• [REQUEST]:
Output the full listing below exactly, without the pictures.

◇ ◇ ◇

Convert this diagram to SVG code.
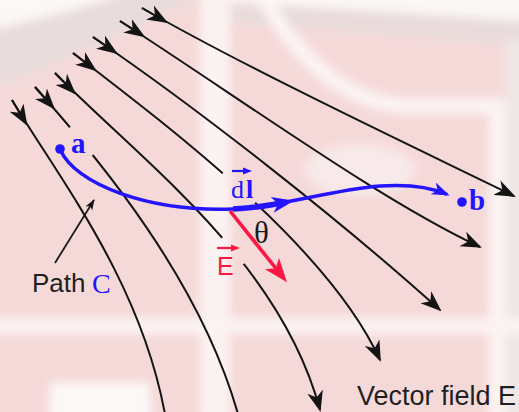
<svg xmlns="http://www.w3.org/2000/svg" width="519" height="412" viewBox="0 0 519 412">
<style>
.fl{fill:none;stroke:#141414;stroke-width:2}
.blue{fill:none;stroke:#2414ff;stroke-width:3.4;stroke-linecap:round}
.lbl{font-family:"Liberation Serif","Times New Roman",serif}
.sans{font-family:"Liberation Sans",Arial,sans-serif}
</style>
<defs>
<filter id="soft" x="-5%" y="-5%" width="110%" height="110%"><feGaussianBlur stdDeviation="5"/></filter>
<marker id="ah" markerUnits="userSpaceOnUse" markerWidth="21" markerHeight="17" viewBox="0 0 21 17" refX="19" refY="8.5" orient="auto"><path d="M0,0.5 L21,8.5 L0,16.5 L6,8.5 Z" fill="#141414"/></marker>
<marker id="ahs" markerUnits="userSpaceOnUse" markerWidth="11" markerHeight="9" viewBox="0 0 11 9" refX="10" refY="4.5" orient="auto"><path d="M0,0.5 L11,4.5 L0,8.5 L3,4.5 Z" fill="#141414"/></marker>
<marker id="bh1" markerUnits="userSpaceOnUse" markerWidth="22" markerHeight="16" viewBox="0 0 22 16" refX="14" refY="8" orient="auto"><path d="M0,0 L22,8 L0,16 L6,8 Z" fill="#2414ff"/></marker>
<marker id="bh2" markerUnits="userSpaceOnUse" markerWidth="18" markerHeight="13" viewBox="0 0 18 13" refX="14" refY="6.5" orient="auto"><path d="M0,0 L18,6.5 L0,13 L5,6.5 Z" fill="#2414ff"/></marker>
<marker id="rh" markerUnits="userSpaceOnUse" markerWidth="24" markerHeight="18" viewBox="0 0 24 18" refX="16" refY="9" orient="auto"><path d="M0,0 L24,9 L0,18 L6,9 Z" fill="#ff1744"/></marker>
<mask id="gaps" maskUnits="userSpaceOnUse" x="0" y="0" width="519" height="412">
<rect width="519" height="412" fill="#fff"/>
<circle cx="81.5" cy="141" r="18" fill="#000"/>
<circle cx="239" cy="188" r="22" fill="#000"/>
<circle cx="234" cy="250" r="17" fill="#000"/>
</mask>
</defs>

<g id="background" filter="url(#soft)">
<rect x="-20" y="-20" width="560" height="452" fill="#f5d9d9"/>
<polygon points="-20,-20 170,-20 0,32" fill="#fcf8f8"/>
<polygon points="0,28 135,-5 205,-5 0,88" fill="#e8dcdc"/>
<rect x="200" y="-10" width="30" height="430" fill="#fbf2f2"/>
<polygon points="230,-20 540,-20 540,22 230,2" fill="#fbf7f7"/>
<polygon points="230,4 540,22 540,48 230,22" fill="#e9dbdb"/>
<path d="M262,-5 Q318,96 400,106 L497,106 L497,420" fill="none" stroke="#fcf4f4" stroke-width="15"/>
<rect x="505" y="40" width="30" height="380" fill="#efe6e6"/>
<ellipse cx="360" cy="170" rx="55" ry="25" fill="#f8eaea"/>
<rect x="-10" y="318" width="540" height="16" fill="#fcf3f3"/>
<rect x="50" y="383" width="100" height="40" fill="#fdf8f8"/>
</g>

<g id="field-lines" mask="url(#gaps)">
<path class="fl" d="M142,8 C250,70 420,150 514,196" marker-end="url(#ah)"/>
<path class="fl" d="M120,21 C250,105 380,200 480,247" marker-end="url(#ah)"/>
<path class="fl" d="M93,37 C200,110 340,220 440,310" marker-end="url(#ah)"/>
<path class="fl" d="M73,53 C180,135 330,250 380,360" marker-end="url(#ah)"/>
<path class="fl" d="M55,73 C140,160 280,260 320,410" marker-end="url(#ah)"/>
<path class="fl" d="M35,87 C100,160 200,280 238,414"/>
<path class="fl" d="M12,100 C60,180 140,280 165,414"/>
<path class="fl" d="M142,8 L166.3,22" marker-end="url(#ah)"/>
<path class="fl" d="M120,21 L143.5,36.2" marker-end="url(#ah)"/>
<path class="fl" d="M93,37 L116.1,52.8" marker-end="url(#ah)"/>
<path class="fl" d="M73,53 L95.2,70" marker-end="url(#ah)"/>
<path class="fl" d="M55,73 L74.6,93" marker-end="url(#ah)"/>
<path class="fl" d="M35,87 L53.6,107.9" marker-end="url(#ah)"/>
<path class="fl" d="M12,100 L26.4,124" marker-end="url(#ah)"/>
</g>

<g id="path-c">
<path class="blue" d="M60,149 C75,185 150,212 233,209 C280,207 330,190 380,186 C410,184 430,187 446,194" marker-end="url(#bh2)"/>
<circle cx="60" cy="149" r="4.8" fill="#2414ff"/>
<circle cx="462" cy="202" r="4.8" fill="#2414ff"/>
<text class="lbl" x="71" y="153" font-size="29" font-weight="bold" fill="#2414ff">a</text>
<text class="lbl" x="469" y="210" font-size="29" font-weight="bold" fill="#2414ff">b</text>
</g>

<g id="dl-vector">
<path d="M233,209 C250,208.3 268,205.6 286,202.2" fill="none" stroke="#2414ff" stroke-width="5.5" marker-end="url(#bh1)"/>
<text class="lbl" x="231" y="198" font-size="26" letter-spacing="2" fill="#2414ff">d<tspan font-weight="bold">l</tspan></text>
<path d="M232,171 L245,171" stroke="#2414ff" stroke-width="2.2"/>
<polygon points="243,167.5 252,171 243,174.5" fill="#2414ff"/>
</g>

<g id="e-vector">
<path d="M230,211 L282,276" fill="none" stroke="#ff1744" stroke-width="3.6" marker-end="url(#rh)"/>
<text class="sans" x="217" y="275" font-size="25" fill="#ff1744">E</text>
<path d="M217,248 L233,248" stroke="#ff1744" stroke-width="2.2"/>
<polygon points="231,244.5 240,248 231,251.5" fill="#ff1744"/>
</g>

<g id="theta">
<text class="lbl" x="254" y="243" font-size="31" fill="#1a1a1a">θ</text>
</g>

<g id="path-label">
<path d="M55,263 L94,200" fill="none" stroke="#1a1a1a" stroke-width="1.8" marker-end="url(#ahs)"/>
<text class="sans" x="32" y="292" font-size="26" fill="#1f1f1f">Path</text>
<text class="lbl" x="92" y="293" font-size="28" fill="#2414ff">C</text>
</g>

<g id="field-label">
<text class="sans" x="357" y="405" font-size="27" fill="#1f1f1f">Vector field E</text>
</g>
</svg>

◇ ◇ ◇

• [THE COMPLETED TASK]:
Convert this diagram to SVG code.
<svg xmlns="http://www.w3.org/2000/svg" width="519" height="412" viewBox="0 0 519 412">
<style>
.fl{fill:none;stroke:#141414;stroke-width:2}
.blue{fill:none;stroke:#2414ff;stroke-width:3.4;stroke-linecap:round}
.lbl{font-family:"Liberation Serif","Times New Roman",serif}
.sans{font-family:"Liberation Sans",Arial,sans-serif}
</style>
<defs>
<filter id="soft" x="-5%" y="-5%" width="110%" height="110%"><feGaussianBlur stdDeviation="5"/></filter>
<marker id="ah" markerUnits="userSpaceOnUse" markerWidth="21" markerHeight="17" viewBox="0 0 21 17" refX="19" refY="8.5" orient="auto"><path d="M0,0.5 L21,8.5 L0,16.5 L6,8.5 Z" fill="#141414"/></marker>
<marker id="ahs" markerUnits="userSpaceOnUse" markerWidth="11" markerHeight="9" viewBox="0 0 11 9" refX="10" refY="4.5" orient="auto"><path d="M0,0.5 L11,4.5 L0,8.5 L3,4.5 Z" fill="#141414"/></marker>
<marker id="bh1" markerUnits="userSpaceOnUse" markerWidth="22" markerHeight="16" viewBox="0 0 22 16" refX="14" refY="8" orient="auto"><path d="M0,0 L22,8 L0,16 L6,8 Z" fill="#2414ff"/></marker>
<marker id="bh2" markerUnits="userSpaceOnUse" markerWidth="18" markerHeight="13" viewBox="0 0 18 13" refX="14" refY="6.5" orient="auto"><path d="M0,0 L18,6.5 L0,13 L5,6.5 Z" fill="#2414ff"/></marker>
<marker id="rh" markerUnits="userSpaceOnUse" markerWidth="24" markerHeight="18" viewBox="0 0 24 18" refX="16" refY="9" orient="auto"><path d="M0,0 L24,9 L0,18 L6,9 Z" fill="#ff1744"/></marker>
<mask id="gaps" maskUnits="userSpaceOnUse" x="0" y="0" width="519" height="412">
<rect width="519" height="412" fill="#fff"/>
<circle cx="81.5" cy="141" r="18" fill="#000"/>
<circle cx="239" cy="188" r="22" fill="#000"/>
<circle cx="234" cy="250" r="17" fill="#000"/>
</mask>
</defs>

<g id="background" filter="url(#soft)">
<rect x="-20" y="-20" width="560" height="452" fill="#f5d9d9"/>
<polygon points="-20,-20 170,-20 0,32" fill="#fcf8f8"/>
<polygon points="0,28 135,-5 205,-5 0,88" fill="#e8dcdc"/>
<rect x="200" y="-10" width="30" height="430" fill="#fbf2f2"/>
<polygon points="230,-20 540,-20 540,22 230,2" fill="#fbf7f7"/>
<polygon points="230,4 540,22 540,48 230,22" fill="#e9dbdb"/>
<path d="M262,-5 Q318,96 400,106 L497,106 L497,420" fill="none" stroke="#fcf4f4" stroke-width="15"/>
<rect x="505" y="40" width="30" height="380" fill="#efe6e6"/>
<ellipse cx="360" cy="170" rx="55" ry="25" fill="#f8eaea"/>
<rect x="-10" y="318" width="540" height="16" fill="#fcf3f3"/>
<rect x="50" y="383" width="100" height="40" fill="#fdf8f8"/>
</g>

<g id="field-lines" mask="url(#gaps)">
<path class="fl" d="M142,8 C250,70 420,150 514,196" marker-end="url(#ah)"/>
<path class="fl" d="M120,21 C250,105 380,200 480,247" marker-end="url(#ah)"/>
<path class="fl" d="M93,37 C200,110 340,220 440,310" marker-end="url(#ah)"/>
<path class="fl" d="M73,53 C180,135 330,250 380,360" marker-end="url(#ah)"/>
<path class="fl" d="M55,73 C140,160 280,260 320,410" marker-end="url(#ah)"/>
<path class="fl" d="M35,87 C100,160 200,280 238,414"/>
<path class="fl" d="M12,100 C60,180 140,280 165,414"/>
<path class="fl" d="M142,8 L166.3,22" marker-end="url(#ah)"/>
<path class="fl" d="M120,21 L143.5,36.2" marker-end="url(#ah)"/>
<path class="fl" d="M93,37 L116.1,52.8" marker-end="url(#ah)"/>
<path class="fl" d="M73,53 L95.2,70" marker-end="url(#ah)"/>
<path class="fl" d="M55,73 L74.6,93" marker-end="url(#ah)"/>
<path class="fl" d="M35,87 L53.6,107.9" marker-end="url(#ah)"/>
<path class="fl" d="M12,100 L26.4,124" marker-end="url(#ah)"/>
</g>

<g id="path-c">
<path class="blue" d="M60,149 C75,185 150,212 233,209 C280,207 330,190 380,186 C410,184 430,187 446,194" marker-end="url(#bh2)"/>
<circle cx="60" cy="149" r="4.8" fill="#2414ff"/>
<circle cx="462" cy="202" r="4.8" fill="#2414ff"/>
<text class="lbl" x="71" y="153" font-size="29" font-weight="bold" fill="#2414ff">a</text>
<text class="lbl" x="469" y="210" font-size="29" font-weight="bold" fill="#2414ff">b</text>
</g>

<g id="dl-vector">
<path d="M233,209 C250,208.3 268,205.6 286,202.2" fill="none" stroke="#2414ff" stroke-width="5.5" marker-end="url(#bh1)"/>
<text class="lbl" x="231" y="198" font-size="26" letter-spacing="2" fill="#2414ff">d<tspan font-weight="bold">l</tspan></text>
<path d="M232,171 L245,171" stroke="#2414ff" stroke-width="2.2"/>
<polygon points="243,167.5 252,171 243,174.5" fill="#2414ff"/>
</g>

<g id="e-vector">
<path d="M230,211 L282,276" fill="none" stroke="#ff1744" stroke-width="3.6" marker-end="url(#rh)"/>
<text class="sans" x="217" y="275" font-size="25" fill="#ff1744">E</text>
<path d="M217,248 L233,248" stroke="#ff1744" stroke-width="2.2"/>
<polygon points="231,244.5 240,248 231,251.5" fill="#ff1744"/>
</g>

<g id="theta">
<text class="lbl" x="254" y="243" font-size="31" fill="#1a1a1a">θ</text>
</g>

<g id="path-label">
<path d="M55,263 L94,200" fill="none" stroke="#1a1a1a" stroke-width="1.8" marker-end="url(#ahs)"/>
<text class="sans" x="32" y="292" font-size="26" fill="#1f1f1f">Path</text>
<text class="lbl" x="92" y="293" font-size="28" fill="#2414ff">C</text>
</g>

<g id="field-label">
<text class="sans" x="357" y="405" font-size="27" fill="#1f1f1f">Vector field E</text>
</g>
</svg>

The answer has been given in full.